4.   Grief is a foreign land.

Grief is different for everyone, and yet also the same. Our loss is incomprehensible, so we ourselves become grief's language.

          If you met my sister, you would find yourself in the warm company of someone truly present, who is remarkably interested in the people around her, in her work, and in exchanging ideas, who listens with great attention, and enjoys laughing. And when it's time to cry, she cries.

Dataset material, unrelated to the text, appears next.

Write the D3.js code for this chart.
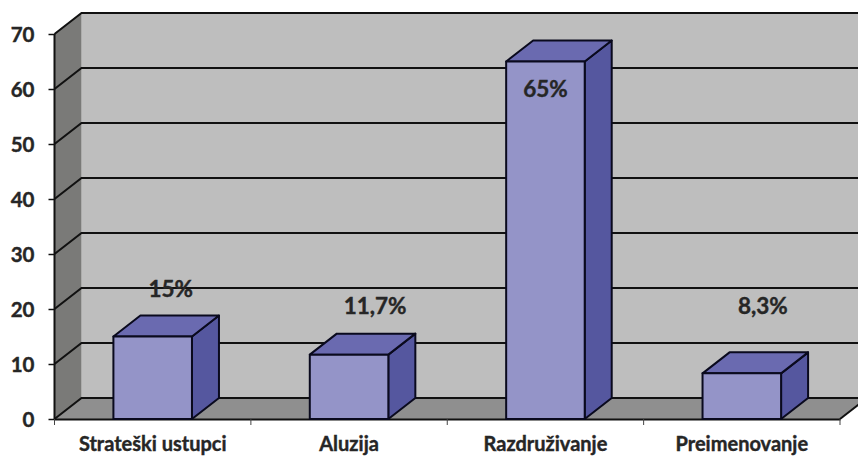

          Dida calls weeping her hobby; she does it spontaneously, daily, openly, and often without warning. She says it is the best way to to communicate what she feels.
Sometimes a balloon is not a balloon.
At  Josje's house, as we put extra food into her fridge for our memorial gathering,
this white balloon appeared outside at the window, bobbing up and down to get our attention.   

5. Reverse culture shock.

The passenger beside me on the flight back is an attractive, youngish man in fashionably torn jeans struggling to remove his jacket without elbowing anyone. I tug at the fabric caught around his arm so he can free himself. It's a natural impulse and I don't think before touching him, but the stranger doesn't know what to make of my gesture and looks away quickly.

          There is turbulence. Far below wispy clouds is a monotonous, solid-looking surface of bottle-green flecked with white. The flight attendant looks out the window and says, "Choppy down there," like he's familiar with the area. It's the same vista for hours, somewhere over the Atlantic Ocean.

          The last hour of the flight we are instructed to remain seated and keep our seat belts fastened. It feels like we're in an old jalopy bumping down a dirt road, hitting every pothole as fast as we can. I try to pretend we're on solid ground, but it's no use. We're 35,000 feet above the earth, traveling over 500 mph.
          Meanwhile, my neighbor turns a sickly shade of yellow. He clutches a vomit bag in one hand and with the other drapes his jacket over his head. I call the flight attendant over and she brings him a cup of ginger ale to soothe his stomach. I want so much to rub his shoulder that I clutch the armrests to stop myself. I close my eyes, concentrating on his well being with all my might, and calm down. We bounce three times on the tarmac before landing. The engine roars, then abruptly slows down. 

          I rub my neighbor's back and say, "We're almost there now."

          He takes the jacket off his head and says Thank you. Really, thank you. He's British. It's so good to be understood.